» **WHAT IS REQUIRED**:
Give an exact transcription of every line, dropping the images.

::: DATA SHOWN :::

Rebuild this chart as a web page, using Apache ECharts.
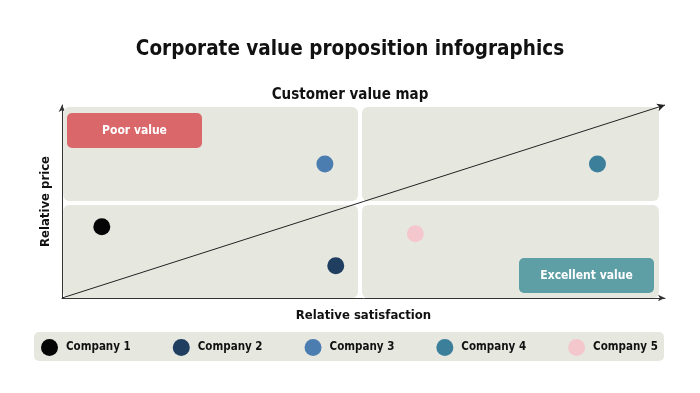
<!DOCTYPE html>
<html>
<head>
<meta charset="utf-8">
<script src="https://cdn.jsdelivr.net/npm/echarts@6/dist/echarts.min.js"></script>
<style>html,body{margin:0;padding:0;background:#fff}#c{width:700px;height:393px}</style>
</head>
<body>
<div id="c"></div>
<script>
const companies = ['Company 1', 'Company 2', 'Company 3', 'Company 4', 'Company 5'];
const satisfaction = [0.66, 4.54, 4.36, 8.88, 5.86];
const price = [3.69, 1.67, 6.94, 6.94, 3.33];
const colors = ['#050505', '#1f3e60', '#4b7db0', '#3c7f9b', '#f4c7cc'];

const FONT = "'DejaVu Sans Condensed', sans-serif";
const PANEL = '#e6e8e0';

// quadrant panels in data units
const panels = [
  [0.02, 5.03, 4.91, 9.90],
  [4.975, 5.03, 9.90, 9.90],
  [0.02, 0.0, 4.91, 4.82],
  [4.975, 0.0, 9.90, 4.82]
];

const chart = echarts.init(document.getElementById('c'), null, {renderer: 'canvas'});

const series = [{
  type: 'custom',
  z: 1,
  silent: true,
  data: panels,
  renderItem: function (params, api) {
    const p1 = api.coord([api.value(0), api.value(3)]);
    const p2 = api.coord([api.value(2), api.value(1)]);
    return {
      type: 'rect',
      shape: {x: p1[0], y: p1[1], width: p2[0] - p1[0], height: p2[1] - p1[1], r: 6},
      style: {fill: PANEL}
    };
  },
  encode: {x: [0, 2], y: [1, 3]}
}];

companies.forEach(function (name, i) {
  const s = {
    name: name,
    type: 'scatter',
    z: 5,
    symbol: 'circle',
    symbolSize: 17,
    itemStyle: {color: colors[i], opacity: 1},
    data: [[satisfaction[i], price[i]]]
  };
  if (i === 0) {
    s.markLine = {
      silent: true,
      symbol: ['none', 'arrow'],
      symbolSize: [6, 8],
      label: {show: false},
      lineStyle: {color: '#222', width: 1, type: 'solid'},
      data: [[{coord: [0, 0]}, {coord: [10, 10]}]],
      z: 4
    };
  }
  series.push(s);
});

chart.setOption({
  animation: false,
  backgroundColor: '#ffffff',
  title: [{
    text: 'Corporate value proposition infographics',
    left: 'center',
    top: 34,
    textStyle: {fontFamily: FONT, fontSize: 20.5, fontWeight: 'bold', color: '#111'}
  }, {
    text: 'Customer value map',
    left: 'center',
    top: 83,
    textStyle: {fontFamily: FONT, fontSize: 15, fontWeight: 'bold', color: '#111'}
  }],
  grid: {left: 62, top: 105, width: 603, height: 193, containLabel: false},
  xAxis: {
    type: 'value', min: 0, max: 10,
    name: 'Relative satisfaction',
    nameLocation: 'middle', nameGap: 11,
    nameTextStyle: {fontFamily: FONT, fontSize: 13, fontWeight: 'bold', color: '#111'},
    axisLine: {show: true, lineStyle: {color: '#333', width: 1}, symbol: ['none', 'arrow'], symbolSize: [5, 7]},
    axisTick: {show: false}, axisLabel: {show: false}, splitLine: {show: false}
  },
  yAxis: {
    type: 'value', min: 0, max: 10,
    name: 'Relative price',
    nameLocation: 'middle', nameGap: 10, nameRotate: 90,
    nameTextStyle: {fontFamily: FONT, fontSize: 13, fontWeight: 'bold', color: '#111'},
    axisLine: {show: true, lineStyle: {color: '#333', width: 1}, symbol: ['none', 'arrow'], symbolSize: [5, 7]},
    axisTick: {show: false}, axisLabel: {show: false}, splitLine: {show: false}
  },
  legend: {
    data: companies,
    left: 41, top: 339,
    padding: 0,
    icon: 'circle',
    itemWidth: 17, itemHeight: 17,
    itemGap: 42,
    selectedMode: false,
    textStyle: {fontFamily: FONT, fontSize: 11.5, fontWeight: 'bold', color: '#111', width: 62, padding: [0, 0, 0, 3]}
  },
  graphic: [{
    type: 'rect', z: -10, left: 34, top: 332,
    shape: {width: 630, height: 29, r: 5},
    style: {fill: PANEL}
  }, {
    type: 'rect', z: 10, x: 67, y: 113,
    shape: {x: 0, y: 0, width: 135, height: 35, r: 5},
    style: {fill: '#da686b'}
  }, {
    type: 'text', z: 11, x: 134.5, y: 130.5,
    style: {text: 'Poor value', fill: '#ffffff', fontFamily: FONT, fontSize: 12, fontWeight: 'bold', align: 'center', verticalAlign: 'middle'}
  }, {
    type: 'rect', z: 10, x: 519, y: 258,
    shape: {x: 0, y: 0, width: 135, height: 35, r: 5},
    style: {fill: '#5e9ea5'}
  }, {
    type: 'text', z: 11, x: 586.5, y: 275.5,
    style: {text: 'Excellent value', fill: '#ffffff', fontFamily: FONT, fontSize: 12, fontWeight: 'bold', align: 'center', verticalAlign: 'middle'}
  }],
  series: series
});
</script>
</body>
</html>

:::

» **EXPECTED OUTPUT**:
Rebuild this chart as a web page, using Apache ECharts.
<!DOCTYPE html>
<html>
<head>
<meta charset="utf-8">
<script src="https://cdn.jsdelivr.net/npm/echarts@6/dist/echarts.min.js"></script>
<style>html,body{margin:0;padding:0;background:#fff}#c{width:700px;height:393px}</style>
</head>
<body>
<div id="c"></div>
<script>
const companies = ['Company 1', 'Company 2', 'Company 3', 'Company 4', 'Company 5'];
const satisfaction = [0.66, 4.54, 4.36, 8.88, 5.86];
const price = [3.69, 1.67, 6.94, 6.94, 3.33];
const colors = ['#050505', '#1f3e60', '#4b7db0', '#3c7f9b', '#f4c7cc'];

const FONT = "'DejaVu Sans Condensed', sans-serif";
const PANEL = '#e6e8e0';

// quadrant panels in data units
const panels = [
  [0.02, 5.03, 4.91, 9.90],
  [4.975, 5.03, 9.90, 9.90],
  [0.02, 0.0, 4.91, 4.82],
  [4.975, 0.0, 9.90, 4.82]
];

const chart = echarts.init(document.getElementById('c'), null, {renderer: 'canvas'});

const series = [{
  type: 'custom',
  z: 1,
  silent: true,
  data: panels,
  renderItem: function (params, api) {
    const p1 = api.coord([api.value(0), api.value(3)]);
    const p2 = api.coord([api.value(2), api.value(1)]);
    return {
      type: 'rect',
      shape: {x: p1[0], y: p1[1], width: p2[0] - p1[0], height: p2[1] - p1[1], r: 6},
      style: {fill: PANEL}
    };
  },
  encode: {x: [0, 2], y: [1, 3]}
}];

companies.forEach(function (name, i) {
  const s = {
    name: name,
    type: 'scatter',
    z: 5,
    symbol: 'circle',
    symbolSize: 17,
    itemStyle: {color: colors[i], opacity: 1},
    data: [[satisfaction[i], price[i]]]
  };
  if (i === 0) {
    s.markLine = {
      silent: true,
      symbol: ['none', 'arrow'],
      symbolSize: [6, 8],
      label: {show: false},
      lineStyle: {color: '#222', width: 1, type: 'solid'},
      data: [[{coord: [0, 0]}, {coord: [10, 10]}]],
      z: 4
    };
  }
  series.push(s);
});

chart.setOption({
  animation: false,
  backgroundColor: '#ffffff',
  title: [{
    text: 'Corporate value proposition infographics',
    left: 'center',
    top: 34,
    textStyle: {fontFamily: FONT, fontSize: 20.5, fontWeight: 'bold', color: '#111'}
  }, {
    text: 'Customer value map',
    left: 'center',
    top: 83,
    textStyle: {fontFamily: FONT, fontSize: 15, fontWeight: 'bold', color: '#111'}
  }],
  grid: {left: 62, top: 105, width: 603, height: 193, containLabel: false},
  xAxis: {
    type: 'value', min: 0, max: 10,
    name: 'Relative satisfaction',
    nameLocation: 'middle', nameGap: 11,
    nameTextStyle: {fontFamily: FONT, fontSize: 13, fontWeight: 'bold', color: '#111'},
    axisLine: {show: true, lineStyle: {color: '#333', width: 1}, symbol: ['none', 'arrow'], symbolSize: [5, 7]},
    axisTick: {show: false}, axisLabel: {show: false}, splitLine: {show: false}
  },
  yAxis: {
    type: 'value', min: 0, max: 10,
    name: 'Relative price',
    nameLocation: 'middle', nameGap: 10, nameRotate: 90,
    nameTextStyle: {fontFamily: FONT, fontSize: 13, fontWeight: 'bold', color: '#111'},
    axisLine: {show: true, lineStyle: {color: '#333', width: 1}, symbol: ['none', 'arrow'], symbolSize: [5, 7]},
    axisTick: {show: false}, axisLabel: {show: false}, splitLine: {show: false}
  },
  legend: {
    data: companies,
    left: 41, top: 339,
    padding: 0,
    icon: 'circle',
    itemWidth: 17, itemHeight: 17,
    itemGap: 42,
    selectedMode: false,
    textStyle: {fontFamily: FONT, fontSize: 11.5, fontWeight: 'bold', color: '#111', width: 62, padding: [0, 0, 0, 3]}
  },
  graphic: [{
    type: 'rect', z: -10, left: 34, top: 332,
    shape: {width: 630, height: 29, r: 5},
    style: {fill: PANEL}
  }, {
    type: 'rect', z: 10, x: 67, y: 113,
    shape: {x: 0, y: 0, width: 135, height: 35, r: 5},
    style: {fill: '#da686b'}
  }, {
    type: 'text', z: 11, x: 134.5, y: 130.5,
    style: {text: 'Poor value', fill: '#ffffff', fontFamily: FONT, fontSize: 12, fontWeight: 'bold', align: 'center', verticalAlign: 'middle'}
  }, {
    type: 'rect', z: 10, x: 519, y: 258,
    shape: {x: 0, y: 0, width: 135, height: 35, r: 5},
    style: {fill: '#5e9ea5'}
  }, {
    type: 'text', z: 11, x: 586.5, y: 275.5,
    style: {text: 'Excellent value', fill: '#ffffff', fontFamily: FONT, fontSize: 12, fontWeight: 'bold', align: 'center', verticalAlign: 'middle'}
  }],
  series: series
});
</script>
</body>
</html>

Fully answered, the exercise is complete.